Ya que estamos con los Maugham, el más importante, Sumerset, dejó escrito en sus diarios: «Aquí hay materia para una novela, pero no la escribiré porque Jack London la ha escrito ya». Y yo me pregunto —gracias, Sumerset— ¿quién no convive servilmente con la compañía de su particular Jack London? O, por las mismas, ¿por qué hay personas que se ofuscan en la escritura una vez admitida la inevitable condición repetitiva de la misma?… Obsesiva servidumbre.
«Oh, imitadores, manada servil» (Horacio)
A lo que un coro de voces que se alejan, o eco que se apacigua sin remedio, dan pronta respuesta:
- Uno escribe para elegir su soledad.
- Uno escribe para engañar a su doble.
- Uno escribe para apurar el último trago.
- Uno escribe para matar a Jack London.
- Uno escribe para sortear sus silencios.

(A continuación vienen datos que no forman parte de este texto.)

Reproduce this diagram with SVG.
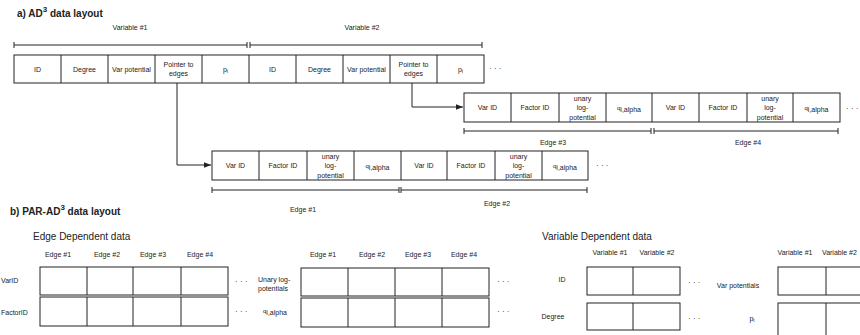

- Uno actúa como un papagayo.
En esa dirección, sería oportuno recordar la actitud —¿de rebeldía? ¿de sumisión?— adoptada por la escritora húngara Magda Szabó y el grupo Nueva Luna al que pertenecía, cuando, empeñados en hacerle frente al poder comunista que les tapaba la boca y los poros, allá en Hungría, asumieron colectivamente el compromiso de no hacer nada. Nada. No escribir libros, no componer música, no pintar cuadros, no tener hijos… El silencio y la inactividad fueron sus armas de heroicos sirvientes. Ser nada.
Pero pensaban, cojona.
Lo dicho. De vez en cuando me asalta el sueño de ese viaje imposible y servil a Oklahoma, donde me veo leyendo a Smolet, Walpole, Wilde…, haciéndome pasar por un sirviente blasfemo y en mangas de camisa, frente a desconocidos lectores que me dan la espalda y junto a una falsa aristócrata, una falsa escritora, una falsa mujer… Al fin, abducido por la belleza y la falsedad.
Ah, literatura… He aquí tu servidor.